● AIM
Copy the data precisely, character for character, and leave out every picture.

● SUPPLIED DATA
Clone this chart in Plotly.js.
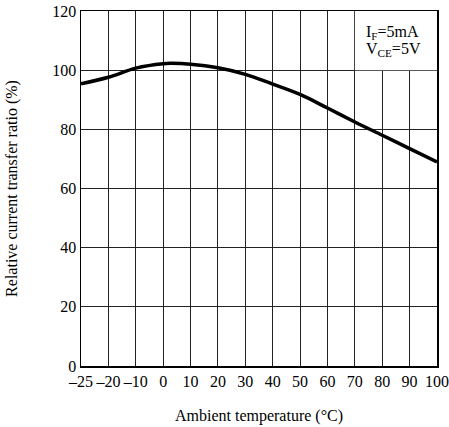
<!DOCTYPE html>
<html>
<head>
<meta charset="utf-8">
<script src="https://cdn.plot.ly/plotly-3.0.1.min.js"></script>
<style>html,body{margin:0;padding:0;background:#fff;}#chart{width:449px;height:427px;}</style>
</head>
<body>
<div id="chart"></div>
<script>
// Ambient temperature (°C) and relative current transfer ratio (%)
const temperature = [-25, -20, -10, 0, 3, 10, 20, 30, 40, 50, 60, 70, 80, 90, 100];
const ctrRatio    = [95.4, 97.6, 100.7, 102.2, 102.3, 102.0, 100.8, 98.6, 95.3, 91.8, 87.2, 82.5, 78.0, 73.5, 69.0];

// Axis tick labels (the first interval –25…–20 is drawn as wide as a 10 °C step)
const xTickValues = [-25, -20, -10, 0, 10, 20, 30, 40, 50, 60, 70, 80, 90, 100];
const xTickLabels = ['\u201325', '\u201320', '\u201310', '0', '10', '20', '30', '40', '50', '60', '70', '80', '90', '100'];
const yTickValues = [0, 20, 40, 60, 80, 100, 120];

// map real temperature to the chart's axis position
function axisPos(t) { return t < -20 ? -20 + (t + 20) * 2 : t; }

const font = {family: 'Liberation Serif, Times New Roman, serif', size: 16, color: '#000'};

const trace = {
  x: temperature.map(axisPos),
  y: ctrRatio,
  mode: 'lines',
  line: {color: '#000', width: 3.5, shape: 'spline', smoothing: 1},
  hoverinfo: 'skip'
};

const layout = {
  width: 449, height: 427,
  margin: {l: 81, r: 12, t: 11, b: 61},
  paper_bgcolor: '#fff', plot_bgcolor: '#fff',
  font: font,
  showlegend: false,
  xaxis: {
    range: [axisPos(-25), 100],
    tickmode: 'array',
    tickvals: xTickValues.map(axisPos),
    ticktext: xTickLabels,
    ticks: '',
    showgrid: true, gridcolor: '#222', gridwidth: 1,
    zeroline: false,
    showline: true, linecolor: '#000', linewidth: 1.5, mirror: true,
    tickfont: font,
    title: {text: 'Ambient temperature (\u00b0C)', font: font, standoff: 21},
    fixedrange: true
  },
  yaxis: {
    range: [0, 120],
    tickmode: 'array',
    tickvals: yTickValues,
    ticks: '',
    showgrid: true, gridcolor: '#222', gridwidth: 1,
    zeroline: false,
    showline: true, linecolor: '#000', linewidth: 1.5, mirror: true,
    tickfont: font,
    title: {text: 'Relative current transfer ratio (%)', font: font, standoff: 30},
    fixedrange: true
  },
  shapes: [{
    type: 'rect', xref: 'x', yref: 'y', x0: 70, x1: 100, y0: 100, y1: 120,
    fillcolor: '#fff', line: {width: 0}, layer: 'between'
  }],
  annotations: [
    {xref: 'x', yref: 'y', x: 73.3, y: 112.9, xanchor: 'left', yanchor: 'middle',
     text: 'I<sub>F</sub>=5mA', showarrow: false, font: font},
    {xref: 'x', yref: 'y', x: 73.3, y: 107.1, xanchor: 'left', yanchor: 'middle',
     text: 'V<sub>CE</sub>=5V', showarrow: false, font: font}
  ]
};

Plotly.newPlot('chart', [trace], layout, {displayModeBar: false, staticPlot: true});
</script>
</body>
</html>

● RESULT OF THIS EXERCISE
Clone this chart in Plotly.js.
<!DOCTYPE html>
<html>
<head>
<meta charset="utf-8">
<script src="https://cdn.plot.ly/plotly-3.0.1.min.js"></script>
<style>html,body{margin:0;padding:0;background:#fff;}#chart{width:449px;height:427px;}</style>
</head>
<body>
<div id="chart"></div>
<script>
// Ambient temperature (°C) and relative current transfer ratio (%)
const temperature = [-25, -20, -10, 0, 3, 10, 20, 30, 40, 50, 60, 70, 80, 90, 100];
const ctrRatio    = [95.4, 97.6, 100.7, 102.2, 102.3, 102.0, 100.8, 98.6, 95.3, 91.8, 87.2, 82.5, 78.0, 73.5, 69.0];

// Axis tick labels (the first interval –25…–20 is drawn as wide as a 10 °C step)
const xTickValues = [-25, -20, -10, 0, 10, 20, 30, 40, 50, 60, 70, 80, 90, 100];
const xTickLabels = ['\u201325', '\u201320', '\u201310', '0', '10', '20', '30', '40', '50', '60', '70', '80', '90', '100'];
const yTickValues = [0, 20, 40, 60, 80, 100, 120];

// map real temperature to the chart's axis position
function axisPos(t) { return t < -20 ? -20 + (t + 20) * 2 : t; }

const font = {family: 'Liberation Serif, Times New Roman, serif', size: 16, color: '#000'};

const trace = {
  x: temperature.map(axisPos),
  y: ctrRatio,
  mode: 'lines',
  line: {color: '#000', width: 3.5, shape: 'spline', smoothing: 1},
  hoverinfo: 'skip'
};

const layout = {
  width: 449, height: 427,
  margin: {l: 81, r: 12, t: 11, b: 61},
  paper_bgcolor: '#fff', plot_bgcolor: '#fff',
  font: font,
  showlegend: false,
  xaxis: {
    range: [axisPos(-25), 100],
    tickmode: 'array',
    tickvals: xTickValues.map(axisPos),
    ticktext: xTickLabels,
    ticks: '',
    showgrid: true, gridcolor: '#222', gridwidth: 1,
    zeroline: false,
    showline: true, linecolor: '#000', linewidth: 1.5, mirror: true,
    tickfont: font,
    title: {text: 'Ambient temperature (\u00b0C)', font: font, standoff: 21},
    fixedrange: true
  },
  yaxis: {
    range: [0, 120],
    tickmode: 'array',
    tickvals: yTickValues,
    ticks: '',
    showgrid: true, gridcolor: '#222', gridwidth: 1,
    zeroline: false,
    showline: true, linecolor: '#000', linewidth: 1.5, mirror: true,
    tickfont: font,
    title: {text: 'Relative current transfer ratio (%)', font: font, standoff: 30},
    fixedrange: true
  },
  shapes: [{
    type: 'rect', xref: 'x', yref: 'y', x0: 70, x1: 100, y0: 100, y1: 120,
    fillcolor: '#fff', line: {width: 0}, layer: 'between'
  }],
  annotations: [
    {xref: 'x', yref: 'y', x: 73.3, y: 112.9, xanchor: 'left', yanchor: 'middle',
     text: 'I<sub>F</sub>=5mA', showarrow: false, font: font},
    {xref: 'x', yref: 'y', x: 73.3, y: 107.1, xanchor: 'left', yanchor: 'middle',
     text: 'V<sub>CE</sub>=5V', showarrow: false, font: font}
  ]
};

Plotly.newPlot('chart', [trace], layout, {displayModeBar: false, staticPlot: true});
</script>
</body>
</html>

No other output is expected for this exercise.